En aquel tiempo, dejando Jesús el territorio de Tiro, pasó por Sidón, camino del lago de Galilea, atravesando la Decápolis. Y le presentaron un sordo que, además, apenas podía hablar; y le piden que le imponga la mano.El, apartándolo de la gente, a solas, le metió los dedos en los oídos y con la saliva le tocó la lengua. Y, mirando al cielo, suspiró y le dijo: «Effetá», (esto es: «ábrete»). Y al momento se le abrieron los oídos, se le soltó la traba de la lengua y hablaba correctamente.
Él les mandó que no lo dijeran a nadie; pero, cuanto más se lo mandaba, con más insistencia lo proclamaban ellos. Y en el colmo del asombro decían: «Todo lo ha hecho bien; hace oír a los sordos y hablar a los mudos» (San Marcos 7, 31 37).
Jesús, en su caminar se encuentra con un sordo, una persona incapaz de oír, de escuchar. Una persona atrapada en su interior, sin posibilidad de alimentarse de los sonidos del exterior y, también – dice el Evangelio e imaginamos que como consecuencia de su sordera – incapaz de hablar incapaz de relacionarse con los demás.
Y, dice el Evangelio, se lo traen a Jesús para que le imponga la mano.
La mano de Jesús que tantas veces habían visto curar y sanar.
Y Jesús se apiada y se acerca a él, pero lo hace de una manera especial: en primer lugar, lo aparta y se lo lleva a solas, como queriendo dejar una marca indeleble en su vida y solemnizar el momento de su intervención, a solas con Él, sin ruido, sin bullicio, en intimidad.
De la misma forma que actúa en nuestras vidas, a solas, porque para Él somos únicos e irrepetibles y su relación con nosotros es personal.
Y, a partir de ese momento, ocurre el milagro, siempre en contacto con el Padre: “mirando al cielo” con sus dedos en los oídos y su saliva en la lengua del sordo, pronuncia la palabra central de este Evangelio “Effetá”.

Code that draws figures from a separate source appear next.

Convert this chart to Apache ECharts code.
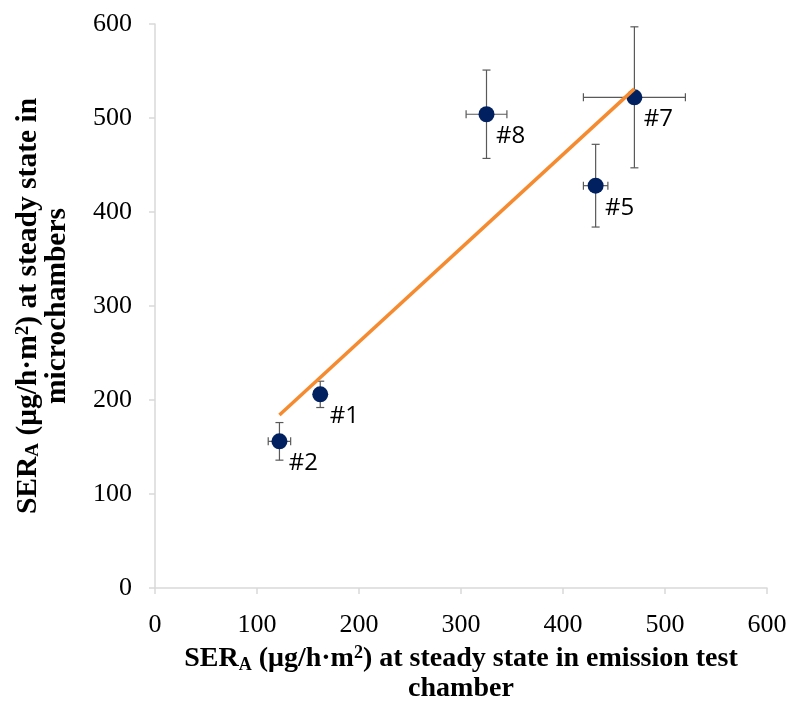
<!DOCTYPE html>
<html>
<head>
<meta charset="utf-8">
<script src="https://cdn.jsdelivr.net/npm/echarts@6/dist/echarts.min.js"></script>
<style>
  html, body { margin: 0; padding: 0; background: #fff; }
  #chart { width: 789px; height: 704px; }
</style>
</head>
<body>
<div id="chart"></div>
<script>
var sampleIds = ['#1', '#2', '#5', '#7', '#8'];
var chamberSer = [162, 122, 432, 470, 325];
var microSer = [206, 156, 428, 522, 504];
var chamberErr = [6, 11, 12, 50, 20];
var microErr = [14, 20, 44, 75, 47];
var trendX = [122, 470];
var trendY = [184, 531];
var xTicks = [0, 100, 200, 300, 400, 500, 600];
var yTicks = [0, 100, 200, 300, 400, 500, 600];

var serif = '"Liberation Serif", "DejaVu Serif", serif';
var axisGrey = '#d9d9d9';
var barGrey = '#595959';
var navy = '#002060';
var orange = '#f58a2f';

var points = sampleIds.map(function(id, i) {
  return { name: id, value: [chamberSer[i], microSer[i], chamberErr[i], microErr[i]] };
});
var trend = trendX.map(function(x, i) { return [x, trendY[i]]; });

function titleRich(size, lh) {
  var sub = Math.round(size * 0.64);
  return {
    b: { fontFamily: serif, fontWeight: 'bold', fontSize: size, color: '#000', lineHeight: lh },
    sub: { fontFamily: serif, fontWeight: 'bold', fontSize: sub, color: '#000', lineHeight: lh, verticalAlign: 'bottom' },
    sup: { fontFamily: serif, fontWeight: 'bold', fontSize: sub, color: '#000', lineHeight: lh, verticalAlign: 'top' }
  };
}

var chart = echarts.init(document.getElementById('chart'), null, { renderer: 'canvas' });
chart.setOption({
  animation: false,
  backgroundColor: '#fff',
  grid: { left: 155, right: 22, top: 24, bottom: 116, outerBoundsMode: 'none', containLabel: false },
  xAxis: {
    type: 'value', min: 0, max: 600, interval: 100,
    axisLine: { show: true, lineStyle: { color: axisGrey, width: 1.5 } },
    axisTick: { show: true, length: 6, lineStyle: { color: axisGrey, width: 1.5 } },
    splitLine: { show: false },
    axisLabel: {
      fontFamily: serif, fontSize: 26, color: '#000', margin: 24,
      formatter: function(v) { return xTicks.indexOf(v) >= 0 ? String(v) : ''; }
    },
    name: '{b|SER}{sub|A}{b| (μg/h·m}{sup|2}{b|) at steady state in emission test}\n{b|chamber}',
    nameLocation: 'middle',
    nameGap: 56,
    nameTextStyle: { rich: titleRich(28, 30), align: 'center' }
  },
  yAxis: {
    type: 'value', min: 0, max: 600, interval: 100,
    axisLine: { show: true, lineStyle: { color: axisGrey, width: 1.5 } },
    axisTick: { show: true, length: 6, lineStyle: { color: axisGrey, width: 1.5 } },
    splitLine: { show: false },
    axisLabel: {
      fontFamily: serif, fontSize: 26, color: '#000', margin: 23,
      formatter: function(v) { return yTicks.indexOf(v) >= 0 ? String(v) : ''; }
    },
    name: '{b|SER}{sub|A}{b| (μg/h·m}{sup|2}{b|) at steady state in}\n{b|microchambers}',
    nameLocation: 'middle',
    nameRotate: 90,
    nameGap: 83,
    nameTextStyle: { rich: titleRich(29.5, 29), align: 'center' }
  },
  series: [
    {
      type: 'custom',
      data: points,
      z: 1,
      renderItem: function(params, api) {
        var x = api.value(0), y = api.value(1), ex = api.value(2), ey = api.value(3);
        var l = api.coord([x - ex, y]), r = api.coord([x + ex, y]);
        var t = api.coord([x, y + ey]), b = api.coord([x, y - ey]);
        var cap = 4;
        var st = { stroke: barGrey, lineWidth: 1.2 };
        return {
          type: 'group',
          children: [
            { type: 'line', shape: { x1: l[0], y1: l[1], x2: r[0], y2: r[1] }, style: st },
            { type: 'line', shape: { x1: l[0], y1: l[1] - cap, x2: l[0], y2: l[1] + cap }, style: st },
            { type: 'line', shape: { x1: r[0], y1: r[1] - cap, x2: r[0], y2: r[1] + cap }, style: st },
            { type: 'line', shape: { x1: t[0], y1: t[1], x2: b[0], y2: b[1] }, style: st },
            { type: 'line', shape: { x1: t[0] - cap, y1: t[1], x2: t[0] + cap, y2: t[1] }, style: st },
            { type: 'line', shape: { x1: b[0] - cap, y1: b[1], x2: b[0] + cap, y2: b[1] }, style: st }
          ]
        };
      }
    },
    {
      type: 'scatter',
      data: points,
      z: 2,
      symbol: 'circle',
      symbolSize: 16,
      itemStyle: { color: navy, opacity: 1 },
      label: {
        show: true,
        position: 'inside',
        offset: [24, 22],
        fontFamily: '"Open Sans", "Noto Sans", sans-serif',
        fontSize: 24,
        color: '#000',
        formatter: function(p) { return p.name; }
      }
    },
    {
      type: 'line',
      data: trend,
      z: 3,
      symbol: 'none',
      lineStyle: { color: orange, width: 3.5 }
    }
  ]
});
window.addEventListener('resize', function() { chart.resize(); });
</script>
</body>
</html>
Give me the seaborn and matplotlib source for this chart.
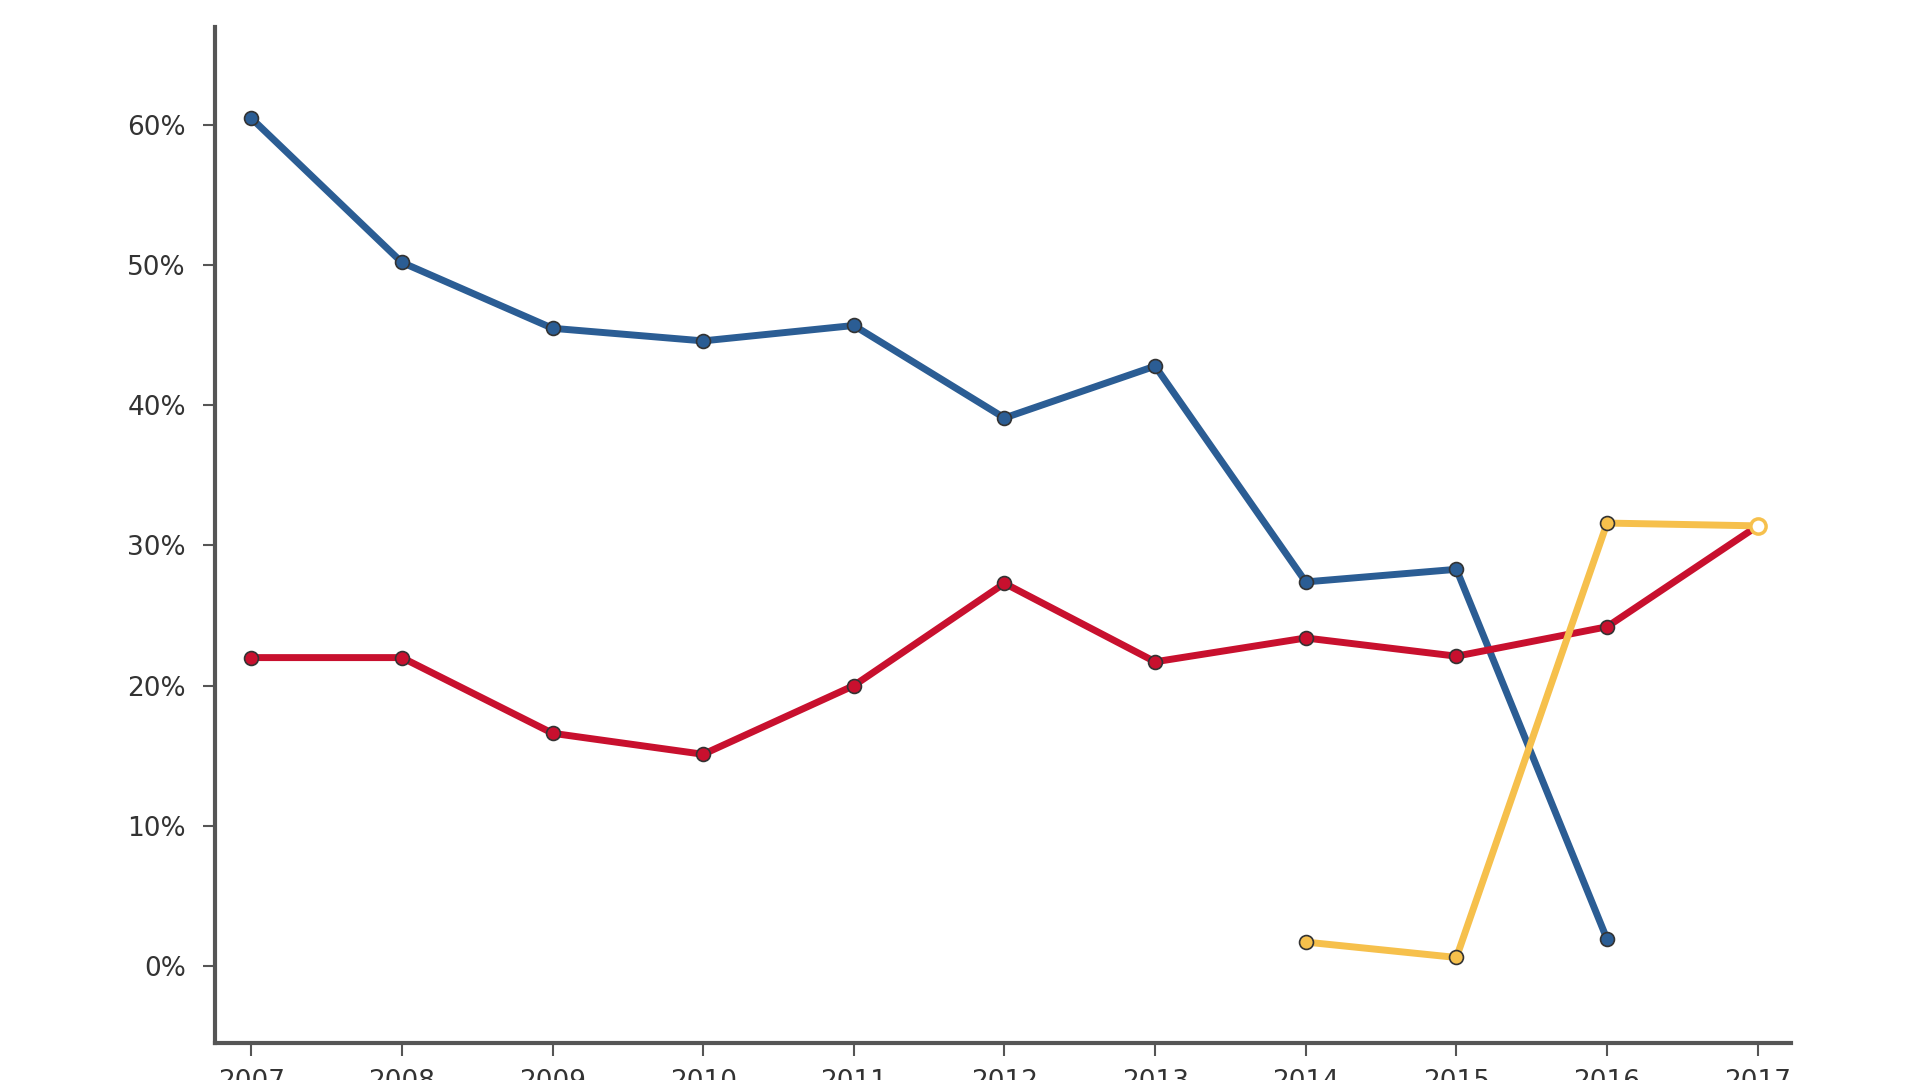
import matplotlib
matplotlib.use("Agg")
import matplotlib.pyplot as plt
import matplotlib.ticker as mticker
import numpy as np
import pandas as pd
import seaborn as sns

years = [2007, 2008, 2009, 2010, 2011, 2012, 2013, 2014, 2015, 2016, 2017]

blue_years = years[:10]
blue_vals = [60.5, 50.2, 45.5, 44.6, 45.7, 39.1, 42.8, 27.4, 28.3, 1.9]

red_years = years
red_vals = [22.0, 22.0, 16.6, 15.1, 20.0, 27.3, 21.7, 23.4, 22.1, 24.2, 31.4]

yellow_years = [2014, 2015, 2016, 2017]
yellow_vals = [1.7, 0.6, 31.6, 31.4]

y_ticks = [0, 10, 20, 30, 40, 50, 60]

blue = "#2b5d94"
red = "#c8102e"
yellow = "#f6c04c"

sns.set_style("white")
plt.rcParams["font.family"] = ["DejaVu Sans"]

fig = plt.figure(figsize=(19.17, 10.8), dpi=100)
ax = fig.add_axes([0.1122, 0.0343, 0.822, 0.9407])

def draw(xs, ys, color, zorder):
    df = pd.DataFrame({"year": xs, "value": ys})
    sns.lineplot(data=df, x="year", y="value", ax=ax, color=color,
                 linewidth=5, marker="o", markersize=10,
                 markeredgecolor="#333333", markeredgewidth=1.2,
                 markerfacecolor=color, zorder=zorder)

draw(blue_years, blue_vals, blue, 3)
draw(red_years, red_vals, red, 4)
draw(yellow_years, yellow_vals, yellow, 5)

# open marker at the last yellow point
ax.scatter([yellow_years[-1]], [yellow_vals[-1]], s=120, facecolor="white",
           edgecolor=yellow, linewidth=2.5, zorder=6)

ax.set_xlim(2006.76, 2017.22)
ax.set_ylim(-5.5, 67)
ax.set_xticks(years)
ax.set_yticks(y_ticks)
ax.yaxis.set_major_formatter(mticker.FuncFormatter(lambda v, p: f"{v:.0f}%"))
ax.set_xlabel("")
ax.set_ylabel("")

for s in ["top", "right"]:
    ax.spines[s].set_visible(False)
for s in ["left", "bottom"]:
    ax.spines[s].set_color("#555555")
    ax.spines[s].set_linewidth(3)

ax.tick_params(axis="both", which="major", direction="out", length=9,
               width=1.5, color="#555555", labelsize=19, labelcolor="#333333",
               left=True, bottom=True)
ax.tick_params(axis="y", pad=12)
ax.tick_params(axis="x", pad=10)

fig.savefig("out.png", dpi=100)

Jesús abre los oídos y desata la lengua de este hombre con su saliva, con su Palabra, con el Evangelio.
El Evangelio que abre nuestra vida a Dios y nos libera de vivir atrapados en nuestro ser. El Evangelio, su Palabra que nos abre al mundo y a los demás y que nos interpela para que, igual que nosotros lo hemos recibido porque Dios nos lo ha entregado, lo llevemos a cada persona en el mundo que caída en el camino, como aquel sordo, espera recibir de nosotros la misma palabra que nos salvó, el día que nos encontramos con Cristo por primera vez.
Pidamos a nuestro Padre del cielo que nos dé cada día su fuerza para poder abrir los oídos cerrados de tanta gente que pasa a nuestro lado y no puede oír y a quienes tantas veces juzgamos por su sordera.
Abramos nuestros corazones y nuestra boca para llevar la palabra de Dios sin descanso a tantas personas que la necesitan y acerquemos, como hicieron aquellos que acompañaban a Cristo a todos los sordos y mudos del mundo a Dios.